With a spousal lifetime access trust, you can avoid some estate tax issues without necessarily losing access to assets in the trust. However, there are some potential drawbacks.
There is one common problem that people face when setting up a trust. They need to decide whether they want the trust to help protect their assets from the estate taxes or unrestricted access to assets placed in the trust during their lifetimes. There are many different types of trusts that can be created. However, most require some level of tradeoff between estate tax minimization and access to the trust assets.

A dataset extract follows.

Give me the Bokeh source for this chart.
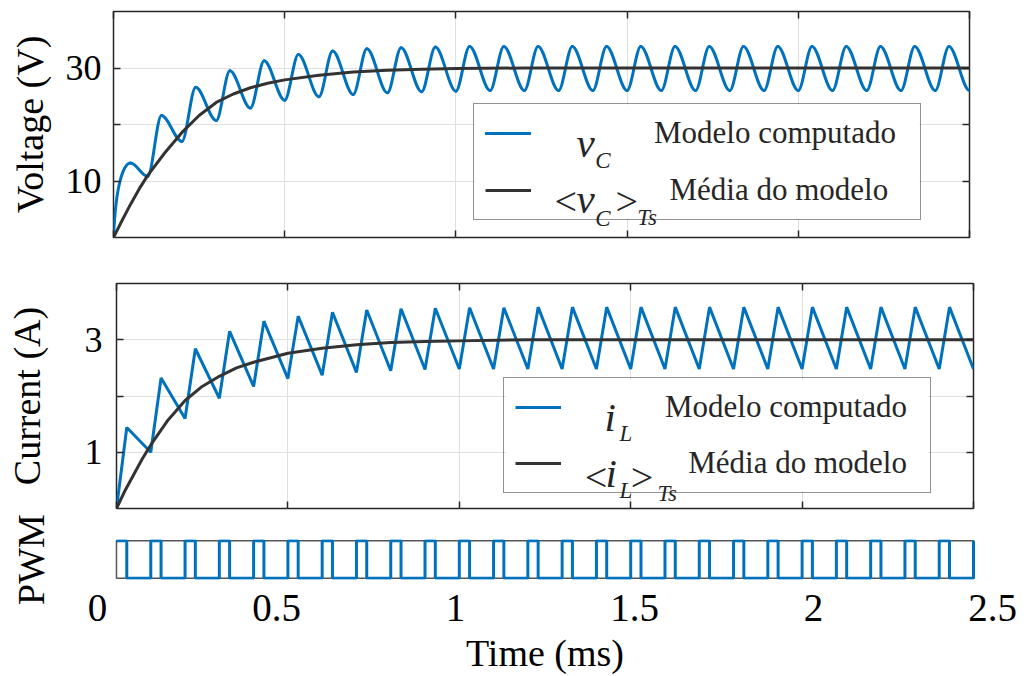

On the other hand, there is a type of trust that seemingly offers the best of both worlds. What is it called? A spousal lifetime access trust (SLAT) recently discussed in the Wills, Trusts & Estates Prof Blog in "Exploring the Spousal Lifetime Access Trust."
A SLAT is an irrevocable trust that one spouse, the settlor-spouse, creates for the benefit of the other spouse, the beneficiary-spouse. Through use of the gift tax exemption, the beneficiary-spouse can access trust assets, including income, during his or her lifetime. The settlor-spouse might then have access to funds through the beneficiary-spouse. Children of the beneficiary-spouse can also be named as beneficiaries.
There are potential drawbacks for the settlor-spouse with a SLAT. If the couple gets divorced, the settlor-spouse will likely lose access to trust assets. The same thing can happen, if the beneficiary-spouse passes away first depending on other estate planning decisions that were made.
If you want your spouse to be protected after you pass away, you might want to consider a spousal lifetime access trust(SLAT). Ask an estate planning attorney on how to set up a SLAT.
Reference: Wills, Trusts & Estates Prof Blog (April 16, 2018) "Exploring the Spousal Lifetime Access Trust."